I have to admit, I bought Rock Breaks Scissors: A Practical Guide to Outguessing and Outwitting Almost Everybody because of the title. I was between this and Fortune’s formula. I thought how can one write a book about rock-paper-scissors strategies? Would that include lizard and Spock also?
It turns out there’s only one chapter about the game. The book starts really strong, with Claude Shannon’s outguessing machine and how it worked. It then continues with a bit of Benford’s Law and Nigrini‘s work (and I am both a fan of the Law and of Nigrini’s book). Next is some excursion in Madoff‘s scheme and how it could have been detected had someone paid more attention to the numbers.

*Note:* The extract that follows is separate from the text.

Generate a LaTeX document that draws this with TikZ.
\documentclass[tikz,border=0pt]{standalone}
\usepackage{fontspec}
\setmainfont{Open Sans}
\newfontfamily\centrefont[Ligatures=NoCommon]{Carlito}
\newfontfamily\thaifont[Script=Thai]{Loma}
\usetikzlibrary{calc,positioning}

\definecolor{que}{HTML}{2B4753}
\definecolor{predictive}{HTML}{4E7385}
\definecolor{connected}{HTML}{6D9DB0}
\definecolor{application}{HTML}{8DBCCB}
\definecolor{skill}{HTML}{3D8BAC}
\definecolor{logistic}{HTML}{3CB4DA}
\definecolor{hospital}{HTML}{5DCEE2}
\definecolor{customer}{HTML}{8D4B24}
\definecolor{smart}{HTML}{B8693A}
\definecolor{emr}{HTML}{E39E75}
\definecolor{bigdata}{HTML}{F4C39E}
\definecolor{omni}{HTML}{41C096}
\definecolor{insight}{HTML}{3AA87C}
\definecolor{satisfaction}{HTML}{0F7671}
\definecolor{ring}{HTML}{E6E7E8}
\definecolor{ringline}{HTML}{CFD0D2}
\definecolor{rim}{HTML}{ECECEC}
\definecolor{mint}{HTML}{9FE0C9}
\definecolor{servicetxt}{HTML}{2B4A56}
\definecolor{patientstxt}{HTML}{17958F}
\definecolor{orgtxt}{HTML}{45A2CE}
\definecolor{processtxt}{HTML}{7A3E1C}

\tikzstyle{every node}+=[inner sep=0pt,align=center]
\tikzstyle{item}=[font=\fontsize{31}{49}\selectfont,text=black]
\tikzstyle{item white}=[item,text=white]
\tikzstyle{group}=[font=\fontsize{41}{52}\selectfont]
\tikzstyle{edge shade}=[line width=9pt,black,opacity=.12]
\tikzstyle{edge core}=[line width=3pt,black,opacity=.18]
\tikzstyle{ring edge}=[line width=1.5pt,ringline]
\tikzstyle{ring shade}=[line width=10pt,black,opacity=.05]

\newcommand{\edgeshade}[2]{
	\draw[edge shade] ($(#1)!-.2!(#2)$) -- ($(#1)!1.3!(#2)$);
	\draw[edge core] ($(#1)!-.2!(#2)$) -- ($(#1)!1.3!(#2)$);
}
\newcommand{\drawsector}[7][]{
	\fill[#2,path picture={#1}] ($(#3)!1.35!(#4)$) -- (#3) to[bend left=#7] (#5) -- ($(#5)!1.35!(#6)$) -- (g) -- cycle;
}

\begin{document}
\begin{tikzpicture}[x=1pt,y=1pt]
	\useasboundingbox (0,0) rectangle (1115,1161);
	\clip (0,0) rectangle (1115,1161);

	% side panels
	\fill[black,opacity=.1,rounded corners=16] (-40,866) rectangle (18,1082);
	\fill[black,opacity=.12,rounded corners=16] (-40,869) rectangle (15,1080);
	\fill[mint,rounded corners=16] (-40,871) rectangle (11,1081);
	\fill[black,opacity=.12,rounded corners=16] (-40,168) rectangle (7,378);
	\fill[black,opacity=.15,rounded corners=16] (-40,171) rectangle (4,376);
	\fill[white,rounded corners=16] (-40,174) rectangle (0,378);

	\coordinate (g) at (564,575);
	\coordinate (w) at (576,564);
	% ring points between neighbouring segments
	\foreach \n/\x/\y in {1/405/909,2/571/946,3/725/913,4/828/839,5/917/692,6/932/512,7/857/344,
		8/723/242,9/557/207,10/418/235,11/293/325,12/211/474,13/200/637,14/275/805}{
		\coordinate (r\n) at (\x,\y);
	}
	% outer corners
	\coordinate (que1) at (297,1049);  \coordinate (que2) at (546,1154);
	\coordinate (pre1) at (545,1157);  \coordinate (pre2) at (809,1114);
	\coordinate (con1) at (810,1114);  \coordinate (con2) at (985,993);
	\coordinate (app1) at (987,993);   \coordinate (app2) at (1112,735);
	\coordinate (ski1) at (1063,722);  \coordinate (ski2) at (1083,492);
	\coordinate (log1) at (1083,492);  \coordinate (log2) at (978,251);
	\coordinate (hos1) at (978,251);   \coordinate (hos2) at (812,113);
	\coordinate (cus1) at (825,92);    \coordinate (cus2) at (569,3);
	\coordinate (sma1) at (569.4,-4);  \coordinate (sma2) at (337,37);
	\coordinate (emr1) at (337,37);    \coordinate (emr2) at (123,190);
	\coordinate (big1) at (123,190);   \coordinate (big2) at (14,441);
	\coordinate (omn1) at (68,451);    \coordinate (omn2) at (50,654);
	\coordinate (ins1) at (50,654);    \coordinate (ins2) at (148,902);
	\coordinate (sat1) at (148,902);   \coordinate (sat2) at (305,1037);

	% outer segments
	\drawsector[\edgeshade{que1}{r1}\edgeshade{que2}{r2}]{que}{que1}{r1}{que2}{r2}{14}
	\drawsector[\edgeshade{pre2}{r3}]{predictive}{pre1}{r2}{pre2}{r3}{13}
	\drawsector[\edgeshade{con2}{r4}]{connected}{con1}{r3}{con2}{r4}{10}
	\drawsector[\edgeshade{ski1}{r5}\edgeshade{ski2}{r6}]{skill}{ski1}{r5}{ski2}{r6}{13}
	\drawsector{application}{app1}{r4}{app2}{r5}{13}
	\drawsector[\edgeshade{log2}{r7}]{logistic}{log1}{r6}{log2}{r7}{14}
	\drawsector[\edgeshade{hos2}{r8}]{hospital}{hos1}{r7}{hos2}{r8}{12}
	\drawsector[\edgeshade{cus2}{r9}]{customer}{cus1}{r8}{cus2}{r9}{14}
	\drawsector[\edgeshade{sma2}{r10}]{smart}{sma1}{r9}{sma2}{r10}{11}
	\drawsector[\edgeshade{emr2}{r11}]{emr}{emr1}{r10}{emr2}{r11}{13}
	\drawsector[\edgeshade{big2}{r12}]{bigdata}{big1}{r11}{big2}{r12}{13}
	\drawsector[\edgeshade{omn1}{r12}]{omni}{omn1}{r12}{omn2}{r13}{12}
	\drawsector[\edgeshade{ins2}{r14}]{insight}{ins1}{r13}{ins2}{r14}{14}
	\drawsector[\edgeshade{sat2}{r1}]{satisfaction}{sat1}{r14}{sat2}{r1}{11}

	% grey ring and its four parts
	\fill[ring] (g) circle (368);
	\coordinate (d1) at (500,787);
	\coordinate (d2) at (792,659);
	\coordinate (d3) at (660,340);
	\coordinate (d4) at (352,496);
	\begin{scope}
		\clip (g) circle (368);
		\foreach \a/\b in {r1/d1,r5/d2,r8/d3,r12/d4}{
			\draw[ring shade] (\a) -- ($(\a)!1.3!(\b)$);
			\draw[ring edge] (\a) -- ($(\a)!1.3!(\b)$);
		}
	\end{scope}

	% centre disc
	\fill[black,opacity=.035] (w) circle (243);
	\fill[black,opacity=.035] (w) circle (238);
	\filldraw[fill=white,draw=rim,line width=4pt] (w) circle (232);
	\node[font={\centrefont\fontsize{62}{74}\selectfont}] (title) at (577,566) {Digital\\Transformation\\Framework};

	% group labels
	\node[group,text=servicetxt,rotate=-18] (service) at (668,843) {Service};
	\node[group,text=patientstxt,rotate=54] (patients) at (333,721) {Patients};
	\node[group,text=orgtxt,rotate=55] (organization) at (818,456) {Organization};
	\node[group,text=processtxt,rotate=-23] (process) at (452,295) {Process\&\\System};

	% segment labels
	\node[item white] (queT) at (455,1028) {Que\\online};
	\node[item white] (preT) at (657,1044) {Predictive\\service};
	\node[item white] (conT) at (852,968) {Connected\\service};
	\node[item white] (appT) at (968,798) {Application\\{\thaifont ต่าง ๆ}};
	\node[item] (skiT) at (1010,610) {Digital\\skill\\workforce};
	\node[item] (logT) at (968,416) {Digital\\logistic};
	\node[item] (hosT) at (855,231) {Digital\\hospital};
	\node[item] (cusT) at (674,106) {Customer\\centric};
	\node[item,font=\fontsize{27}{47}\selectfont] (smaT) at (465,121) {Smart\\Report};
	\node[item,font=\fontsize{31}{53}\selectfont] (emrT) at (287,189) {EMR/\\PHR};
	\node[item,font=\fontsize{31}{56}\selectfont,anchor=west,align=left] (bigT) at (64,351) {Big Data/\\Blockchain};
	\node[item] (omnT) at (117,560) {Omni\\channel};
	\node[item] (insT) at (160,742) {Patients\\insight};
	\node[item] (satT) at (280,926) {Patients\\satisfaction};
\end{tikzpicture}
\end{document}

Afterwards the book becomes increasingly boring to me as it offers some advise on how to outguess office pools on bets I am not really interested in (like American football, NCAA and picking the Oscar winners). With that comes a so much dumbed down treatise on randomness that is becomes annoying to the point that I sometimes wonder whether Poundstone himself understands it. And all that just to disprove the hot hand feeling that sometimes players feel. Yes, there is no hot hand. No, let them believe it there is. You cannot beat the belief by serving a dumbed down treatise on randomness. You’re making it worse.
Finally, the book finished with some work on the stock market. After several pages with a particular long-term investment example the author finally admits that “nobody invests for 132 years” and then proceeds to offer some advise that fits a lifespan better. Well, I do not like fillers like this when this is supposed to be an advise book.
A US audience might be happier with the book. What is damaging to me though, is that I need to look elsewhere for the history of the Kelly criterion (which is the subject of the other book from the same author that I was thinking about buying).